Richard Serra's Shift
“To see is to think, and to think is to see.” —Richard Serra
Hidden in a muddy field surrounded by woods and wet bog on the periphery of King City, Ontario, lie six concrete walls shifting across a dogleg valley. Overgrown with grasses, thorn bushes and red twig dogwood, what one might easily mistake for an abandoned farmstead foundation is, in fact, an early landwork by Richard Serra, considered one of the world’s most innovative and original contemporary sculptors.
At the time of its construction in 1970, Serra had visited Brâncuși and Giacometti in Paris, was well-established in New York art circles with the likes of Steve Reich and Philip Glass, and had made a name for himself as an emerging artist who was radicalizing the definition of sculpture. The unexceptional Ontario potato farm was owned by the family of art collector Roger Davidson, who, in exchange for two small sculptures, allowed Serra to construct what would be Serra’s largest site-specific work, “Shift”.
Camouflaged in a rolling dip between two hills, “Shift” isn’t easy to find. I spent over an hour looking for it, trespassing over fenced-in farmland with my pants hiked up over my boots, slogging through the mire. From the top of the hill, the line it draws across the valley is indistinguishable from a brook overgrown with weeds, but as you approach, the stepped partitions take on new dimensions.
“What I wanted was a dialectic between one’s perception of the place in totality and one’s relation to the field as walked. The result is a way of measuring oneself against the indeterminacy of the land.”1
Without local points of reference to gauge distance and depth, navigating rolling fields can feel as indeterminate as sailing on open water. “Shift” is like a barometer forecasting subtle changes in an otherwise nebulous landscape. Instead of viewing a figure on a pedestal or a painting in a frame, you’re drawn into the field to actively participate in the work. As you follow its contour, the partitions form shifting horizons without a fixed center, ushering you into moving, turning, and seeing the land from various elevations. Each step is a transversal line that elevates, extends, compresses or intensifies space. Rather than a purely visual or conceptual understanding of art and landscape, the phenomenological experience of walking reflectively through “Shift” is essential to its meaning. Arriving lost and disoriented after stumbling through bog and field only amplifies its grace as a calibrating force that, rather than obscuring or distracting from the land, speaks to it. If one can fold form seamlessly into landscape, this is how it’s done.

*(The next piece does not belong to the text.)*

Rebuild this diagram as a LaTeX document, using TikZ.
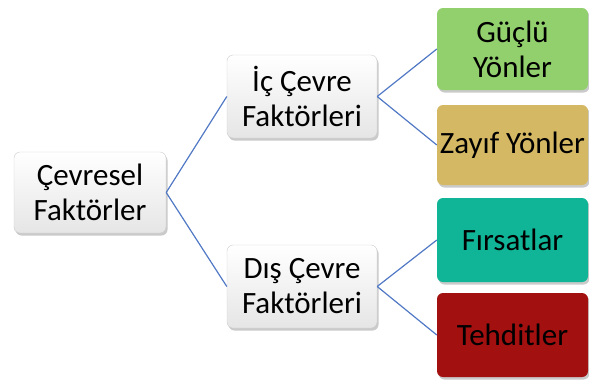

“From the top of the hill, looking back across the valley, images and thoughts are remembered which were initiated by the consciousness of having experienced them. This is the difference between abstract thought and thought in experience.”1
Serra was known for writing lists of verbs he would sculpt against, reflecting a move from sculpture as representation to abstraction distilled and embedded in space. Sculpture no longer needed to be about fixed objects but dynamic fields; verbs rather than nouns. In prioritizing the physical properties, capacities and character of his chosen materials, he foregrounded the artist as mediator of matter and embodied perception. Serra typically worked in rubber, iron and steel and rarely concrete, which he considered too architectural, but the scale and horizontality of “Shift” made concrete the practical choice. Over 50 years old, it is weathered but has buttressed a handsome patina of moss, lichens and fungi as it zigzags through time.
Serra passed away this week at the age of 85. Extending beyond its meaning intended by the artist or as a testament to his creative genius, “Shift” now stands as a small act of resistance against the most wasteful of Toronto’s suburban sprawl that encroaches on the site from every direction. Serra’s site-specific work was often controversial. In 2010, the Toronto developer who now owns the land announced a plan to develop it for more monster homes, the worst of King City. Since then, the Township of King voted to protect “Shift” under the Ontario Heritage Act and the land has been protected, precariously, as a green space under the Oak Ridges Moraine Conservation Act. Let’s keep it that way.
That “Shift” is now a feral sculpture makes it all the more appealing. Rewilding and mostly forgotten, it’s like some ancient henge, a lost memorial to 70s postminimalism that somehow landed in rural Ontario. Were it located downtown in an urban space commissioned by some wealthy art enthusiast —like Serra’s “Tilted Spheres” (2002) at Toronto’s Pearson Airport— I probably wouldn’t give it much thought. Here, rather than crowds of tourists or gallery goers, “Shift” is quietly visited by deer, wild turkeys and a neighboring heronry that come to shelter and graze in its grasses, providing a much-needed wildlife corridor that, if we only had our priorities straight, should be more revered and protected than any artwork.